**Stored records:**

■ ■ ■ ■

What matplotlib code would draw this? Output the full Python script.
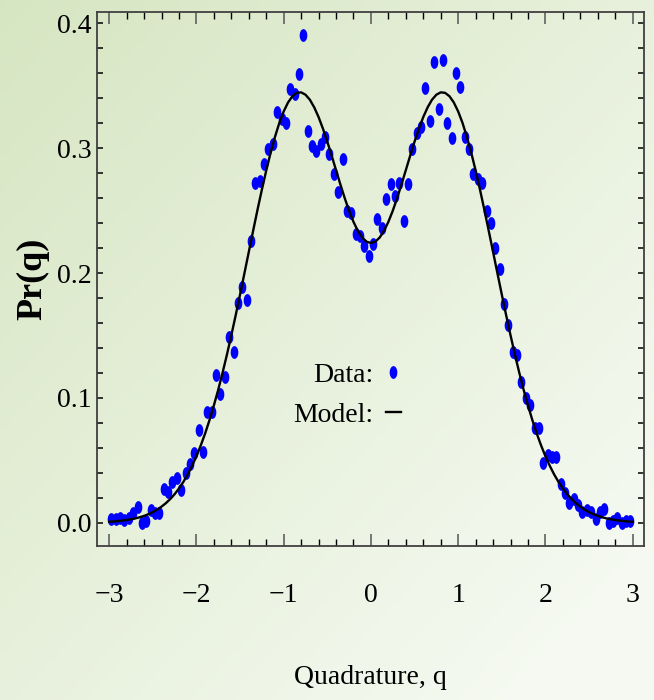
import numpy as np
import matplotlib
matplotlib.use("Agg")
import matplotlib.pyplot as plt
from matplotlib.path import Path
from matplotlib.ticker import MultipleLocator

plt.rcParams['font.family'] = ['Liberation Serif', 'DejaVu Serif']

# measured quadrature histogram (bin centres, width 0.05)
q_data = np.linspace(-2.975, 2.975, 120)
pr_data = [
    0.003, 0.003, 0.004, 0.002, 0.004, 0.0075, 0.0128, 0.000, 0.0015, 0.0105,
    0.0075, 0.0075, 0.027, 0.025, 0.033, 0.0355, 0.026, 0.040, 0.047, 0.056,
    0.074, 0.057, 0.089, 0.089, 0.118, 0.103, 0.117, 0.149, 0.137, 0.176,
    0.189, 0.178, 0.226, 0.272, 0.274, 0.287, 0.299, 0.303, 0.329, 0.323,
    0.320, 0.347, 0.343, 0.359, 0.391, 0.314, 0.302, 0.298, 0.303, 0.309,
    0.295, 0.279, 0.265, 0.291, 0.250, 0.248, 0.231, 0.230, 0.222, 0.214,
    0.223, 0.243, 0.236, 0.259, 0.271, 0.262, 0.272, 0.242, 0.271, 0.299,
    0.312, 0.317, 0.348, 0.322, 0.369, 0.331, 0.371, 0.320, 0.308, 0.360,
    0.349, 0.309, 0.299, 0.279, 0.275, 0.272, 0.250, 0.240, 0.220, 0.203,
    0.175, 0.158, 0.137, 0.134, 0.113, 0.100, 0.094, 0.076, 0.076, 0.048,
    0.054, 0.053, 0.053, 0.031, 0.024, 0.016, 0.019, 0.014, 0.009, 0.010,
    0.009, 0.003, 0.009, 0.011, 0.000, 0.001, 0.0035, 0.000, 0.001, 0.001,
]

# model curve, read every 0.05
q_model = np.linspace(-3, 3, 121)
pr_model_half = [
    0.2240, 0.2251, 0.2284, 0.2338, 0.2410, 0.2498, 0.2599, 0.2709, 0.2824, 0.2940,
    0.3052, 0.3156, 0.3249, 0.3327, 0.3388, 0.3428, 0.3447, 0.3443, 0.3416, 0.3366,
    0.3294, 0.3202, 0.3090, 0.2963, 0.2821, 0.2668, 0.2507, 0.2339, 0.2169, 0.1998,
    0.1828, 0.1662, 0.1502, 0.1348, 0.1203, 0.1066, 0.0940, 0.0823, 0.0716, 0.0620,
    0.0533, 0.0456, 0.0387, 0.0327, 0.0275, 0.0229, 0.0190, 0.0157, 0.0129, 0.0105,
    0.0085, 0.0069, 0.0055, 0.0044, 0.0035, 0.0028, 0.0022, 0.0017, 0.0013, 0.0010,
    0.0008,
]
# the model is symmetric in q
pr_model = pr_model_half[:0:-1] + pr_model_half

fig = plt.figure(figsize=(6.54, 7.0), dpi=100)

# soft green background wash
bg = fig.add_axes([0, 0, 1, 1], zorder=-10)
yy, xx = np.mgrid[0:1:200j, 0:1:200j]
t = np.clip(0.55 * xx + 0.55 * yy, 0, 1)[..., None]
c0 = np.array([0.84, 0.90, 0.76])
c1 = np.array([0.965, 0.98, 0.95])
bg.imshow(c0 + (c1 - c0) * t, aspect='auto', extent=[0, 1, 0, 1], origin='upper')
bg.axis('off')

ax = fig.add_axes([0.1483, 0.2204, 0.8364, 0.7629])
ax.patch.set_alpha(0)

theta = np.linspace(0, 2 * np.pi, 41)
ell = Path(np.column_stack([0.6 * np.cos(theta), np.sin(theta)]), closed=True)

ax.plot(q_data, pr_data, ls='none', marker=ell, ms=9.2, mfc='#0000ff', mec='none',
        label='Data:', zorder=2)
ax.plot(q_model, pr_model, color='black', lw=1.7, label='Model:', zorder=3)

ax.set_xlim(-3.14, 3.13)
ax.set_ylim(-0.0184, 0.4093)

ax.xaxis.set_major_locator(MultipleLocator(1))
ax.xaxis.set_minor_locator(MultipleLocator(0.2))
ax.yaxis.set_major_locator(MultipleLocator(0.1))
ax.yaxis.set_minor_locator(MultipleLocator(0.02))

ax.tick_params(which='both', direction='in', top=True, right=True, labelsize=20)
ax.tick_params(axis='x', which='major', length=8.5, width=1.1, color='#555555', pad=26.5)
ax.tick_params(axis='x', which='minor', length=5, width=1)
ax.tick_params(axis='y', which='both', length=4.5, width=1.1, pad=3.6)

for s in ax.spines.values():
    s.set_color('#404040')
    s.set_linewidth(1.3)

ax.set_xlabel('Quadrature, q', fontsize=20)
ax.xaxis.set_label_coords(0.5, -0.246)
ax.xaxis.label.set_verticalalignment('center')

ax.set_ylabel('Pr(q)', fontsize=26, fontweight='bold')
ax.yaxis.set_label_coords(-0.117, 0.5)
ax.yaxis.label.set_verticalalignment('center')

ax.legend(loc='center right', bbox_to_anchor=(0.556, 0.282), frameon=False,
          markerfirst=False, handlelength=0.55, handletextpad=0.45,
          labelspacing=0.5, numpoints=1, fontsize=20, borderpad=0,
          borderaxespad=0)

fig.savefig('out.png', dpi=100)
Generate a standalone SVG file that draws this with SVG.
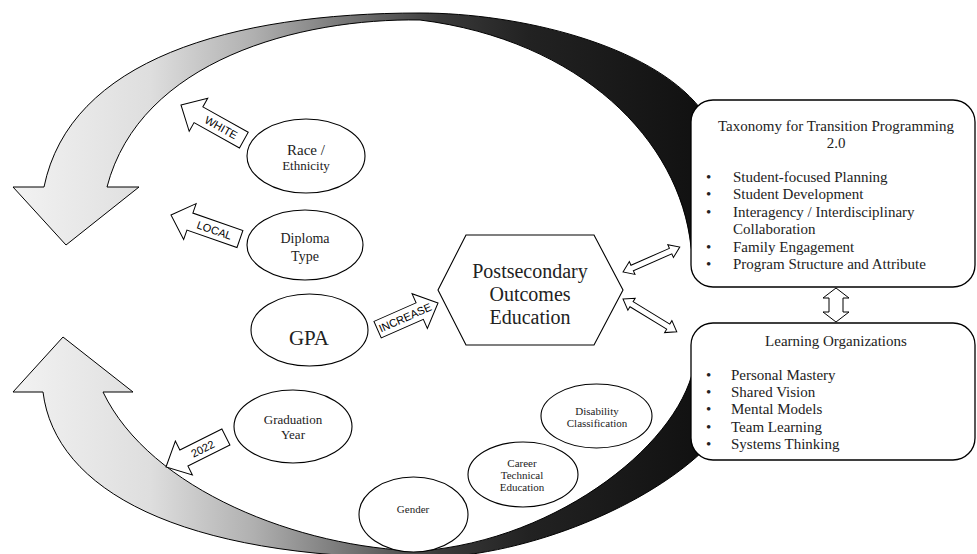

■ ■ ■ ■

**Exercise task:** Every line should be retyped exactly, with the pictures omitted.

**Solution for this exercise:**
What matplotlib code would draw this? Output the full Python script.
import numpy as np
import matplotlib
matplotlib.use("Agg")
import matplotlib.pyplot as plt
from matplotlib.path import Path
from matplotlib.ticker import MultipleLocator

plt.rcParams['font.family'] = ['Liberation Serif', 'DejaVu Serif']

# measured quadrature histogram (bin centres, width 0.05)
q_data = np.linspace(-2.975, 2.975, 120)
pr_data = [
    0.003, 0.003, 0.004, 0.002, 0.004, 0.0075, 0.0128, 0.000, 0.0015, 0.0105,
    0.0075, 0.0075, 0.027, 0.025, 0.033, 0.0355, 0.026, 0.040, 0.047, 0.056,
    0.074, 0.057, 0.089, 0.089, 0.118, 0.103, 0.117, 0.149, 0.137, 0.176,
    0.189, 0.178, 0.226, 0.272, 0.274, 0.287, 0.299, 0.303, 0.329, 0.323,
    0.320, 0.347, 0.343, 0.359, 0.391, 0.314, 0.302, 0.298, 0.303, 0.309,
    0.295, 0.279, 0.265, 0.291, 0.250, 0.248, 0.231, 0.230, 0.222, 0.214,
    0.223, 0.243, 0.236, 0.259, 0.271, 0.262, 0.272, 0.242, 0.271, 0.299,
    0.312, 0.317, 0.348, 0.322, 0.369, 0.331, 0.371, 0.320, 0.308, 0.360,
    0.349, 0.309, 0.299, 0.279, 0.275, 0.272, 0.250, 0.240, 0.220, 0.203,
    0.175, 0.158, 0.137, 0.134, 0.113, 0.100, 0.094, 0.076, 0.076, 0.048,
    0.054, 0.053, 0.053, 0.031, 0.024, 0.016, 0.019, 0.014, 0.009, 0.010,
    0.009, 0.003, 0.009, 0.011, 0.000, 0.001, 0.0035, 0.000, 0.001, 0.001,
]

# model curve, read every 0.05
q_model = np.linspace(-3, 3, 121)
pr_model_half = [
    0.2240, 0.2251, 0.2284, 0.2338, 0.2410, 0.2498, 0.2599, 0.2709, 0.2824, 0.2940,
    0.3052, 0.3156, 0.3249, 0.3327, 0.3388, 0.3428, 0.3447, 0.3443, 0.3416, 0.3366,
    0.3294, 0.3202, 0.3090, 0.2963, 0.2821, 0.2668, 0.2507, 0.2339, 0.2169, 0.1998,
    0.1828, 0.1662, 0.1502, 0.1348, 0.1203, 0.1066, 0.0940, 0.0823, 0.0716, 0.0620,
    0.0533, 0.0456, 0.0387, 0.0327, 0.0275, 0.0229, 0.0190, 0.0157, 0.0129, 0.0105,
    0.0085, 0.0069, 0.0055, 0.0044, 0.0035, 0.0028, 0.0022, 0.0017, 0.0013, 0.0010,
    0.0008,
]
# the model is symmetric in q
pr_model = pr_model_half[:0:-1] + pr_model_half

fig = plt.figure(figsize=(6.54, 7.0), dpi=100)

# soft green background wash
bg = fig.add_axes([0, 0, 1, 1], zorder=-10)
yy, xx = np.mgrid[0:1:200j, 0:1:200j]
t = np.clip(0.55 * xx + 0.55 * yy, 0, 1)[..., None]
c0 = np.array([0.84, 0.90, 0.76])
c1 = np.array([0.965, 0.98, 0.95])
bg.imshow(c0 + (c1 - c0) * t, aspect='auto', extent=[0, 1, 0, 1], origin='upper')
bg.axis('off')

ax = fig.add_axes([0.1483, 0.2204, 0.8364, 0.7629])
ax.patch.set_alpha(0)

theta = np.linspace(0, 2 * np.pi, 41)
ell = Path(np.column_stack([0.6 * np.cos(theta), np.sin(theta)]), closed=True)

ax.plot(q_data, pr_data, ls='none', marker=ell, ms=9.2, mfc='#0000ff', mec='none',
        label='Data:', zorder=2)
ax.plot(q_model, pr_model, color='black', lw=1.7, label='Model:', zorder=3)

ax.set_xlim(-3.14, 3.13)
ax.set_ylim(-0.0184, 0.4093)

ax.xaxis.set_major_locator(MultipleLocator(1))
ax.xaxis.set_minor_locator(MultipleLocator(0.2))
ax.yaxis.set_major_locator(MultipleLocator(0.1))
ax.yaxis.set_minor_locator(MultipleLocator(0.02))

ax.tick_params(which='both', direction='in', top=True, right=True, labelsize=20)
ax.tick_params(axis='x', which='major', length=8.5, width=1.1, color='#555555', pad=26.5)
ax.tick_params(axis='x', which='minor', length=5, width=1)
ax.tick_params(axis='y', which='both', length=4.5, width=1.1, pad=3.6)

for s in ax.spines.values():
    s.set_color('#404040')
    s.set_linewidth(1.3)

ax.set_xlabel('Quadrature, q', fontsize=20)
ax.xaxis.set_label_coords(0.5, -0.246)
ax.xaxis.label.set_verticalalignment('center')

ax.set_ylabel('Pr(q)', fontsize=26, fontweight='bold')
ax.yaxis.set_label_coords(-0.117, 0.5)
ax.yaxis.label.set_verticalalignment('center')

ax.legend(loc='center right', bbox_to_anchor=(0.556, 0.282), frameon=False,
          markerfirst=False, handlelength=0.55, handletextpad=0.45,
          labelspacing=0.5, numpoints=1, fontsize=20, borderpad=0,
          borderaxespad=0)

fig.savefig('out.png', dpi=100)
Generate a standalone SVG file that draws this with SVG.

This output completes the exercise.